OSA tied to higher risk of atrial fibrillation, stroke in morbidly obese patients
Morbidly obese patients are more likely to have atrial fibrillation (AF) and stroke in the presence of obstructive sleep apnoea (OSA), a study suggests.
The analysis included 827 morbidly obese patients (mean age 44 years, mean body mass index 49 kg/m2) who underwent laparoscopic adjustable gastric banding. Differences in bariatric surgery–induced weight loss on incident AF and stroke events were assessed between patients with and without OSA in the overall and propensity-matched cohorts.
Over a mean follow-up of 6.0 years, 4.96 percent and 5.44 percent of patients developed AF and stroke, respectively. While weight loss did not differ by OSA status (–19.6 percent vs –21 percent in 3 years), patients with vs without OSA had a higher incidence of new-onset AF both in the overall (1.7 percent vs 0.5 percent per year; p<0.001) and propensity-matched cohorts.

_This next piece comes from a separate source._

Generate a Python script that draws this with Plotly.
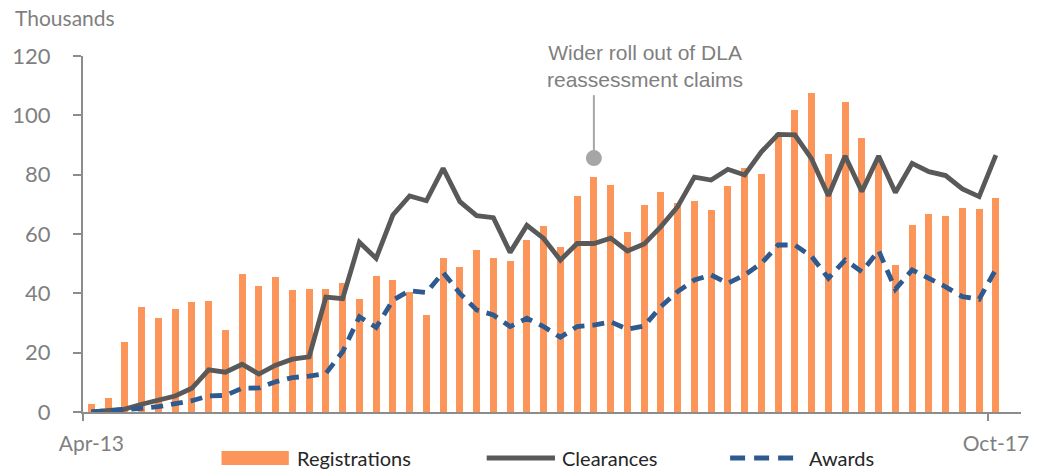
import plotly.graph_objects as go

months = ["Apr-13","May-13","Jun-13","Jul-13","Aug-13","Sep-13","Oct-13","Nov-13","Dec-13",
          "Jan-14","Feb-14","Mar-14","Apr-14","May-14","Jun-14","Jul-14","Aug-14","Sep-14","Oct-14","Nov-14","Dec-14",
          "Jan-15","Feb-15","Mar-15","Apr-15","May-15","Jun-15","Jul-15","Aug-15","Sep-15","Oct-15","Nov-15","Dec-15",
          "Jan-16","Feb-16","Mar-16","Apr-16","May-16","Jun-16","Jul-16","Aug-16","Sep-16","Oct-16","Nov-16","Dec-16",
          "Jan-17","Feb-17","Mar-17","Apr-17","May-17","Jun-17","Jul-17","Aug-17","Sep-17","Oct-17"]

registrations = [2.7, 4.6, 23.5, 35.5, 31.6, 34.8, 37.1, 37.4, 27.5, 46.6, 42.6, 45.5, 41.0, 41.5, 41.5, 43.6, 38.1, 45.7,
                 44.4, 40.4, 32.7, 51.8, 49.0, 54.5, 52.0, 50.9, 58.0, 62.7, 55.7, 72.8, 79.3, 76.6, 60.6, 69.8, 74.3,
                 70.3, 71.2, 68.1, 76.3, 82.1, 80.2, 93.9, 101.8, 107.6, 87.0, 104.5, 92.5, 84.5, 49.4, 63.0, 66.7,
                 66.1, 68.6, 68.3, 72.1]

clearances = [0.0, 0.5, 1.0, 2.6, 4.0, 5.4, 8.0, 14.2, 13.4, 16.1, 12.8, 15.8, 17.8, 18.6, 38.7, 38.2, 57.2, 51.8,
              66.4, 72.8, 71.2, 82.1, 70.9, 66.2, 65.5, 53.8, 62.9, 58.5, 51.2, 56.8, 56.8, 58.6, 54.3, 56.6, 62.5,
              69.2, 79.2, 78.2, 81.8, 79.9, 87.7, 93.6, 93.4, 85.3, 72.9, 86.3, 74.3, 86.3, 74.0, 83.8, 81.0,
              79.7, 75.2, 72.6, 86.6]

awards = [0.0, 0.3, 0.5, 1.2, 1.8, 2.6, 3.8, 5.4, 5.6, 8.0, 8.1, 10.2, 11.6, 12.1, 13.0, 20.3, 32.1, 28.5,
          37.7, 40.9, 40.3, 47.0, 40.0, 34.4, 32.7, 28.8, 31.6, 28.8, 25.2, 28.8, 29.3, 30.4, 27.9, 29.0, 35.5,
          40.6, 44.5, 46.2, 43.4, 46.2, 50.1, 56.3, 56.3, 52.4, 45.1, 51.2, 47.3, 54.4, 41.4, 47.9, 45.1,
          42.2, 38.9, 38.0, 48.1]

y_ticks = [0, 20, 40, 60, 80, 100, 120]
x_tick_labels = ["Apr-13", "Oct-17"]

callout_month = "Oct-15"
callout_value = 85.6
callout_line_top = 106.8
callout_text = "Wider roll out of DLA<br>reassessment claims"

x = list(range(len(months)))
ci = months.index(callout_month)

ORANGE = "#FB955A"
GRAY = "#595959"
BLUE = "#2F5A8F"
AXIS = "#8C8C8C"
TXT = "#7F7F7F"

W, H = 1041, 471
ML, MR, MT, MB = 80, 13, 56, 59
PW, PH = W - ML - MR, H - MT - MB

def paper_x(px):
    return (px - ML) / PW

def paper_y(py):
    return (H - MB - py) / PH

fig = go.Figure()
fig.add_trace(go.Bar(x=x, y=registrations, width=0.42, marker=dict(color=ORANGE, line=dict(width=0)),
                     name="Registrations", hoverinfo="y"))
fig.add_trace(go.Scatter(x=x, y=clearances, mode="lines", line=dict(color=GRAY, width=4.8),
                         name="Clearances"))
fig.add_trace(go.Scatter(x=x, y=awards, mode="lines", line=dict(color=BLUE, width=4.8, dash="12px,8px"),
                         name="Awards"))
# callout
fig.add_shape(type="line", x0=ci, x1=ci, y0=callout_value, y1=callout_line_top,
              line=dict(color="#A6A6A6", width=2), layer="above")
fig.add_trace(go.Scatter(x=[ci], y=[callout_value], mode="markers",
                         marker=dict(color="#A6A6A6", size=16), showlegend=False, hoverinfo="skip"))
fig.add_annotation(x=paper_x(648), y=paper_y(66), xref="paper", yref="paper", text=callout_text, showarrow=False,
                   font=dict(family="Liberation Sans, Arial", size=21, color=TXT), align="center",
                   xanchor="center", yanchor="middle")

fig.add_annotation(x=paper_x(9), y=paper_y(17), xref="paper", yref="paper", xanchor="left", yanchor="middle",
                   text="Thousands", showarrow=False,
                   font=dict(family="Lato, Open Sans, sans-serif", size=21, color=TXT))

# custom legend
legend_font = dict(family="Lato, Open Sans, sans-serif", size=20, color="#262626")
lg_y = paper_y(458)
fig.add_shape(type="rect", xref="paper", yref="paper", x0=paper_x(220), x1=paper_x(288),
              y0=paper_y(465), y1=paper_y(451), fillcolor=ORANGE, line=dict(width=0))
fig.add_annotation(xref="paper", yref="paper", x=paper_x(294), y=lg_y, xanchor="left", yanchor="middle",
                   text="Registrations", showarrow=False, font=legend_font)
fig.add_shape(type="line", xref="paper", yref="paper", x0=paper_x(488), x1=paper_x(557),
              y0=lg_y, y1=lg_y, line=dict(color=GRAY, width=5))
fig.add_annotation(xref="paper", yref="paper", x=paper_x(562), y=lg_y, xanchor="left", yanchor="middle",
                   text="Clearances", showarrow=False, font=legend_font)
fig.add_shape(type="line", xref="paper", yref="paper", x0=paper_x(734), x1=paper_x(800),
              y0=lg_y, y1=lg_y, line=dict(color=BLUE, width=5, dash="15px,9px"))
fig.add_annotation(xref="paper", yref="paper", x=paper_x(812), y=lg_y, xanchor="left", yanchor="middle",
                   text="Awards", showarrow=False, font=legend_font)

fig.update_layout(
    width=W, height=H,
    margin=dict(l=ML, r=MR, t=MT, b=MB),
    paper_bgcolor="white", plot_bgcolor="white",
    showlegend=False,
    bargap=0,
    xaxis=dict(range=[-0.5, 55.5], tickmode="array", tickvals=[0, len(months) - 1], ticktext=x_tick_labels,
               ticks="", showgrid=False, zeroline=False, showline=True, linecolor=AXIS, linewidth=2,
               tickfont=dict(family="Lato, Open Sans, sans-serif", size=21, color=TXT),
               ticklabelstandoff=12,
               minor=dict(tickmode="array", tickvals=[-0.5, len(months) - 1.5], ticks="outside",
                          ticklen=7, tickcolor=AXIS, tickwidth=2, showgrid=False)),
    yaxis=dict(range=[0, 120], tickmode="array", tickvals=y_ticks, ticks="outside", ticklen=8,
               tickcolor=AXIS, tickwidth=2, showgrid=False, zeroline=False, showline=True,
               linecolor=AXIS, linewidth=2,
               tickfont=dict(family="Lato, Open Sans, sans-serif", size=22, color=TXT),
               ticklabelstandoff=18),
)

fig.write_html("out.html", config={"displayModeBar": False},
               post_script="document.body.style.margin='0';document.body.style.overflow='hidden';")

Likewise, the incidence of stroke was higher in the OSA than in the non-OSA group (2.10 percent vs 0.47 percent per year; p<0.001), but only 20 percent of patients with stroke had documented AF.
On multivariate Cox analysis, new-onset AF was predicted by OSA (hazard ratio [HR], 2.88, 95 percent confidence interval [CI], 1.45–5.73), age, and hypertension. Stroke, on the other hand, was associated with OSA (HR, 5.84, 95 percent CI, 3.02–11.30), depression, and body mass index.
More studies are needed to establish whether OSA treatment helps reduce AF or stroke events in the present population.